Short task:
Only the lines from the start of the data through the line with "170, 180, 190, 200]" belong in the copy. Restate them word for word, minus the pictures.

BEGIN Supplied information

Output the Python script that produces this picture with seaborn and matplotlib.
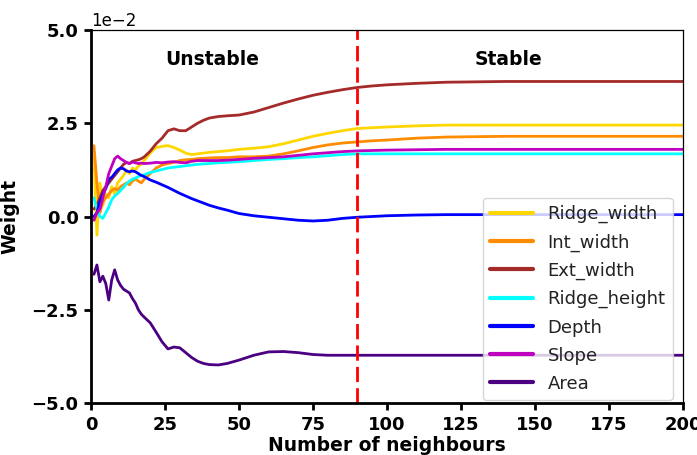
import numpy as np
import pandas as pd
import matplotlib
matplotlib.use("Agg")
import matplotlib.pyplot as plt
import seaborn as sns

# ---- data (weights in units of 1e-2) ----
neighbours = [1, 2, 3, 4, 5, 6, 7, 8, 9, 10, 11, 12, 13, 14, 15, 16, 17, 18,
              20, 22, 24, 26, 28, 30, 32, 34, 36, 38, 40, 43, 46, 50, 55, 60,
              65, 70, 75, 80, 85, 90, 95, 100, 110, 120, 130, 140, 150, 160,
              170, 180, 190, 200]

ridge_width = [1.6, -0.5, 0.9, 0.3, 0.6, 0.5, 0.8, 0.6, 0.9, 1.0, 1.1, 1.25, 1.15, 1.3, 1.25, 1.35, 1.4, 1.5,
               1.7, 1.85, 1.88, 1.9, 1.85, 1.78, 1.7, 1.66, 1.68, 1.7, 1.72, 1.74, 1.76, 1.8, 1.83, 1.87,
               1.95, 2.05, 2.15, 2.23, 2.3, 2.36, 2.38, 2.4, 2.43, 2.45, 2.45, 2.45, 2.45, 2.45,
               2.45, 2.45, 2.45, 2.45]
int_width = [1.9, 0.9, 0.1, 0.4, 0.5, 0.6, 0.7, 0.75, 0.7, 0.8, 0.85, 0.9, 0.85, 0.95, 1.0, 0.95, 0.9, 1.0,
             1.15, 1.3, 1.38, 1.42, 1.45, 1.5, 1.52, 1.53, 1.55, 1.56, 1.57, 1.58, 1.58, 1.6, 1.6, 1.62,
             1.68, 1.76, 1.85, 1.92, 1.97, 2.0, 2.03, 2.05, 2.1, 2.13, 2.14, 2.15, 2.15, 2.15,
             2.15, 2.15, 2.15, 2.15]
ext_width = [0.2, 0.3, 0.5, 0.7, 0.8, 0.9, 1.0, 1.1, 1.2, 1.3, 1.4, 1.45, 1.42, 1.48, 1.5, 1.52, 1.55, 1.6,
             1.75, 1.95, 2.1, 2.3, 2.35, 2.3, 2.3, 2.4, 2.5, 2.58, 2.64, 2.68, 2.7, 2.72, 2.8, 2.92,
             3.04, 3.15, 3.25, 3.33, 3.4, 3.46, 3.5, 3.53, 3.57, 3.6, 3.61, 3.62, 3.62, 3.62,
             3.62, 3.62, 3.62, 3.62]
ridge_height = [0.5, 0.2, 0.0, -0.05, 0.1, 0.25, 0.45, 0.55, 0.62, 0.7, 0.78, 0.88, 0.95, 1.0, 1.03, 1.07, 1.1, 1.12,
                1.18, 1.22, 1.26, 1.3, 1.32, 1.34, 1.36, 1.38, 1.4, 1.41, 1.42, 1.44, 1.45, 1.47, 1.5, 1.53,
                1.55, 1.58, 1.6, 1.63, 1.66, 1.68, 1.68, 1.68, 1.68, 1.68, 1.68, 1.68, 1.68, 1.68,
                1.68, 1.68, 1.68, 1.68]
depth = [0.0, 0.1, 0.4, 0.6, 0.75, 1.0, 1.05, 1.15, 1.25, 1.3, 1.28, 1.22, 1.2, 1.22, 1.2, 1.15, 1.1, 1.07,
         0.98, 0.92, 0.85, 0.78, 0.7, 0.62, 0.55, 0.48, 0.42, 0.36, 0.3, 0.23, 0.17, 0.08, 0.02, -0.02,
         -0.06, -0.1, -0.12, -0.1, -0.05, -0.02, 0.0, 0.02, 0.04, 0.05, 0.05, 0.05, 0.05, 0.05,
         0.05, 0.05, 0.05, 0.05]
slope = [-0.1, 0.1, 0.2, 0.5, 0.8, 1.15, 1.35, 1.55, 1.62, 1.55, 1.5, 1.45, 1.42, 1.46, 1.44, 1.42, 1.43, 1.42,
         1.43, 1.45, 1.44, 1.46, 1.47, 1.45, 1.44, 1.48, 1.5, 1.5, 1.5, 1.5, 1.51, 1.53, 1.56, 1.58,
         1.6, 1.64, 1.68, 1.71, 1.74, 1.76, 1.77, 1.78, 1.79, 1.8, 1.8, 1.8, 1.8, 1.8,
         1.8, 1.8, 1.8, 1.8]
area = [-1.55, -1.3, -1.75, -1.6, -1.8, -2.24, -1.7, -1.43, -1.7, -1.85, -1.95, -2.0, -2.05, -2.2, -2.32, -2.5, -2.62, -2.7,
        -2.85, -3.1, -3.36, -3.55, -3.5, -3.52, -3.65, -3.78, -3.88, -3.94, -3.97, -3.98, -3.94, -3.85, -3.72, -3.63,
        -3.62, -3.65, -3.7, -3.72, -3.72, -3.72, -3.72, -3.72, -3.72, -3.72, -3.72, -3.72, -3.72, -3.72,
        -3.72, -3.72, -3.72, -3.72]

series_names = ["Ridge_width", "Int_width", "Ext_width", "Ridge_height", "Depth", "Slope", "Area"]
series_values = [ridge_width, int_width, ext_width, ridge_height, depth, slope, area]
series_colors = ["gold", "darkorange", "brown", "cyan", "blue", "m", "indigo"]

x_ticks = [0, 25, 50, 75, 100, 125, 150, 175, 200]
y_ticks = [-0.05, -0.025, 0.0, 0.025, 0.05]
threshold = 90
region_labels = ["Unstable", "Stable"]
region_label_x = [41, 141]
region_label_y = 0.042

# ---- plot ----
sns.set_style("ticks")
plt.rcParams["font.family"] = ["DejaVu Sans"]
plt.rcParams.update({"text.color": "black", "axes.labelcolor": "black",
                     "xtick.color": "black", "ytick.color": "black"})

fig = plt.figure(figsize=(6.97, 4.55), dpi=100)
ax = fig.add_axes([91 / 697, 1 - 403 / 455, 592 / 697, 373 / 455])

for name, vals, col in zip(series_names, series_values, series_colors):
    df = pd.DataFrame({"n": neighbours, "w": np.array(vals) * 1e-2})
    sns.lineplot(data=df, x="n", y="w", color=col, label=name, linewidth=2, ax=ax)

ax.axvline(threshold, color="red", linestyle=(0, (5.5, 2.2)), linewidth=2)

for lab, lx in zip(region_labels, region_label_x):
    ax.text(lx, region_label_y, lab, ha="center", va="center",
            fontsize=13.5, fontweight="bold", color="black")

ax.set_xlim(0, 200)
ax.set_ylim(-0.05, 0.05)
ax.set_xticks(x_ticks)
ax.set_yticks(y_ticks)
ax.ticklabel_format(axis="y", style="sci", scilimits=(-2, -2))
ax.yaxis.get_offset_text().set_fontsize(12)
ax.yaxis.get_offset_text().set_color("black")

ax.tick_params(axis="both", which="major", labelsize=13, length=5, width=2, pad=4,
               direction="out", colors="black")
for lbl in ax.get_xticklabels() + ax.get_yticklabels():
    lbl.set_fontweight("bold")

ax.set_xlabel("Number of neighbours", fontsize=13.5, fontweight="bold", labelpad=1.5)
ax.set_ylabel("Weight", fontsize=13.5, fontweight="bold", labelpad=9)

for side in ["left", "bottom"]:
    ax.spines[side].set_linewidth(2)
    ax.spines[side].set_color("black")
for side in ["top", "right"]:
    ax.spines[side].set_linewidth(0.9)
    ax.spines[side].set_color("black")

handles, labels = ax.get_legend_handles_labels()
leg = ax.legend(handles, labels, loc="lower right", bbox_to_anchor=(0.983, 0.008),
                borderaxespad=0, fontsize=13, labelspacing=0.56, handlelength=2.4,
                frameon=True, framealpha=0.8, edgecolor="#cccccc", fancybox=True)
for h in leg.legend_handles:
    h.set_linewidth(3)
for t in leg.get_texts():
    t.set_color("#222222")

fig.savefig("out.png", dpi=100)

END Supplied information

Solution:
Output the Python script that produces this picture with seaborn and matplotlib.
import numpy as np
import pandas as pd
import matplotlib
matplotlib.use("Agg")
import matplotlib.pyplot as plt
import seaborn as sns

# ---- data (weights in units of 1e-2) ----
neighbours = [1, 2, 3, 4, 5, 6, 7, 8, 9, 10, 11, 12, 13, 14, 15, 16, 17, 18,
              20, 22, 24, 26, 28, 30, 32, 34, 36, 38, 40, 43, 46, 50, 55, 60,
              65, 70, 75, 80, 85, 90, 95, 100, 110, 120, 130, 140, 150, 160,
              170, 180, 190, 200]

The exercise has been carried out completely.